With the ignition timing and fuel pressure set, Jones started with a short pull on the Dynojet. The car was running well and it looked like it was going to make good power, so Jones made a few tweaks in the tune and headed towards redline. The first full pull netted 351 rwhp and 324 lb-ft of torque. Not bad considering the old mill only made 309 rwhp with 321 lb-ft of torque. After about a dozen pulls and a healthy amount of tuning, the combination laid down a stout 367 rwhp and 329 lb-ft of torque, with peak power at 6,400 rpm and peak torque at 5,200 rpm.

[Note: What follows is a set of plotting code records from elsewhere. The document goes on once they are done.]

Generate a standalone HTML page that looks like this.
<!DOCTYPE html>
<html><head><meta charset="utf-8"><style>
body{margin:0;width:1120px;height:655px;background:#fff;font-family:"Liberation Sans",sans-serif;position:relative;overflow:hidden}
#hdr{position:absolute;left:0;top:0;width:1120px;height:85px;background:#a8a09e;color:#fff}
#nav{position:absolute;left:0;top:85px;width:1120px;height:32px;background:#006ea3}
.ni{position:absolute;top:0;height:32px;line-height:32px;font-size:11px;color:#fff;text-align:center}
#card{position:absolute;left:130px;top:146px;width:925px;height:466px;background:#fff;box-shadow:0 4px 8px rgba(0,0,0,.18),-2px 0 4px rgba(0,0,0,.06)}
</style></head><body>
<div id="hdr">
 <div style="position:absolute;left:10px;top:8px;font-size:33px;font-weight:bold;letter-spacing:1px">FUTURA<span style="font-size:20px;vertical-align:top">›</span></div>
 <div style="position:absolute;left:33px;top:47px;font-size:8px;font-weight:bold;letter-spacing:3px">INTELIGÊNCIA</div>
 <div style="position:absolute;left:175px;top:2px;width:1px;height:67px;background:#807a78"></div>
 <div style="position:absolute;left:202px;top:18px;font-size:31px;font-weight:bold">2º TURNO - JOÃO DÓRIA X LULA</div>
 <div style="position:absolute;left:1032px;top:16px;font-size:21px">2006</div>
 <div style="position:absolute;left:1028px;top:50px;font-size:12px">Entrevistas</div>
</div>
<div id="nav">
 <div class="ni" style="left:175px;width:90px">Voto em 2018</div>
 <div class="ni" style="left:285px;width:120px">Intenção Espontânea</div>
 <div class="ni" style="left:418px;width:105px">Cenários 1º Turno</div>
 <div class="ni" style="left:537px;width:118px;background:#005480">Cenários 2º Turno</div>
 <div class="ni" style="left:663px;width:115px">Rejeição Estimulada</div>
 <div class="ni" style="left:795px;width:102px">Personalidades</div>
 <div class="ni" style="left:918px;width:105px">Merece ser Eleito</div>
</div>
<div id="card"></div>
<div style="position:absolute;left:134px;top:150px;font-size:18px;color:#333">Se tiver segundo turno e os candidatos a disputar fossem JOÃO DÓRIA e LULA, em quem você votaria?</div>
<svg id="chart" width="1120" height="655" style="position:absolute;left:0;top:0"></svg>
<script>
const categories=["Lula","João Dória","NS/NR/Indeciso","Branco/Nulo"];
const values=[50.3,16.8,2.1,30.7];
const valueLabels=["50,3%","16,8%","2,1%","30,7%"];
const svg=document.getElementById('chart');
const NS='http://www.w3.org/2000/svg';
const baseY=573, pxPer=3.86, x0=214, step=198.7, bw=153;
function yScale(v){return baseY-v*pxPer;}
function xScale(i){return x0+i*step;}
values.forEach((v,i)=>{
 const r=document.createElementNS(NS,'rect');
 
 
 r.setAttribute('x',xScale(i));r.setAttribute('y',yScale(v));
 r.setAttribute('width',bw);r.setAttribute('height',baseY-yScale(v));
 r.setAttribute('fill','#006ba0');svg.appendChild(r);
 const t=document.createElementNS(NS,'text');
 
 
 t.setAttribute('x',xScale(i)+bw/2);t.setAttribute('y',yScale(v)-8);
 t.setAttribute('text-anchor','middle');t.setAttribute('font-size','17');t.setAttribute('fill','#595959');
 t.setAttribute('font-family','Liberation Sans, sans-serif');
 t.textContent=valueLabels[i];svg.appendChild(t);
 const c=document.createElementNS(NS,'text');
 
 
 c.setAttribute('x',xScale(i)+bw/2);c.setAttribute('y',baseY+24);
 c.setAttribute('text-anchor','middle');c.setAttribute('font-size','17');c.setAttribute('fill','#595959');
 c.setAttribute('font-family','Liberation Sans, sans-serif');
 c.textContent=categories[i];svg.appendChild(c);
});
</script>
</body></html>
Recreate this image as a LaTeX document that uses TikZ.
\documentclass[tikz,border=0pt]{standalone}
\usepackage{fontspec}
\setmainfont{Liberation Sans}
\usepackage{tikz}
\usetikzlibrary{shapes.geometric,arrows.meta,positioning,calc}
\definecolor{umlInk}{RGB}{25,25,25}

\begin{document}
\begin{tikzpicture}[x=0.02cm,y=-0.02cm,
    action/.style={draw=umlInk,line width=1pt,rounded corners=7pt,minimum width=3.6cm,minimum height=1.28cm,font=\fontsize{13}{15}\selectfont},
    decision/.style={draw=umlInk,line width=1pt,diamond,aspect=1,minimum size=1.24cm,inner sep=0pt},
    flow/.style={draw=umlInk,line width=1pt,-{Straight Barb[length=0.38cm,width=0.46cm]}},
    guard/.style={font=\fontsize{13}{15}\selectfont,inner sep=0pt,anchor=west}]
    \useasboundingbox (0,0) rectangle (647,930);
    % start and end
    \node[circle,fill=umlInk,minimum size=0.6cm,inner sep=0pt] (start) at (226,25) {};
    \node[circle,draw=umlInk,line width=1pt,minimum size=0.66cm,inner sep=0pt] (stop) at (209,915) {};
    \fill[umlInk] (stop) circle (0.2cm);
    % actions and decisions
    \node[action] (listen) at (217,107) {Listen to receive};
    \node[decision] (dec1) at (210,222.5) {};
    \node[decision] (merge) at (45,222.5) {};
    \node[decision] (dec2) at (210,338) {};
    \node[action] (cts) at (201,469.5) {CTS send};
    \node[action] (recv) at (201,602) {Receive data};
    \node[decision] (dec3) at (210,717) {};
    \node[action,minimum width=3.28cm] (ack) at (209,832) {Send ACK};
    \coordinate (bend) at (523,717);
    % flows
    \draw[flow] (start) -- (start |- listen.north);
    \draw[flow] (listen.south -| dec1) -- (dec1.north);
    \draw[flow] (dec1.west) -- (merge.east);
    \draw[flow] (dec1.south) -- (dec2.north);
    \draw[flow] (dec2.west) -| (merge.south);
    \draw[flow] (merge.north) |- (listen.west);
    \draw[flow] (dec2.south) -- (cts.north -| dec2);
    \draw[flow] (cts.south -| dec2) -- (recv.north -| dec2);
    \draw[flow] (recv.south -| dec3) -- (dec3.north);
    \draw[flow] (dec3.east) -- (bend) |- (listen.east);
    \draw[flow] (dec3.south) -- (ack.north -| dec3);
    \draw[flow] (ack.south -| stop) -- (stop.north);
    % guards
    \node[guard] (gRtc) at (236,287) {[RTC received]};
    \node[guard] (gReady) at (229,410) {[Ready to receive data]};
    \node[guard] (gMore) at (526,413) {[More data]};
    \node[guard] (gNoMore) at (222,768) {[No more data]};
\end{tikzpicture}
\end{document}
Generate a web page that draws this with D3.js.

With the Comp camshafts helping to increase airflow, we wanted to try an intake manifold that also offered increased airflow. Roy Cole, owner of Wire-Tech in Kimball, Michigan, sent us one of his custom-ported Mach 1 intakes. "The first thing I do is cut the bottom of the plenum off," explains Cole. "At this point, almost everything is accessible and gets smoothed and blended. I do some reshaping in certain areas by TIG-welding and hand-grinding. When it's done, it's glass-beaded and washed; then the bottom is TIG-welded back together before everything gets washed again. It's then sprayed with a clear ceramic-based epoxy paint to finish it off."
To top off the ported intake, Cole sent us a 1/2-inch spacer for the intake from his sister company, Roy's Custom Intake Spacers. The aluminum spacer is machined on a water-jet and uses a second factory gasket when installed beneath the upper intake lid. This was added to increase the plenum size for extra power. Once the new intake was installed, Shake 'N' Bake spun the roller to 378 rwhp and 341 lb-ft of torque, for a gain of 10 rwhp and 12 lb-ft of torque at the peaks, which is impressive for a ported intake and spacer. Look for more info on the intake at musclemustangfastfords.com.
In just a few days at BBR, we swapped powerplants, upgraded the new engine, added an extra gear to the transmission, and added 69 rwhp and 20 lb-ft of torque. With almost 400 rwhp, we're excited to see what we can do on track so our next stop is Gainesville Raceway and we can't wait to get there.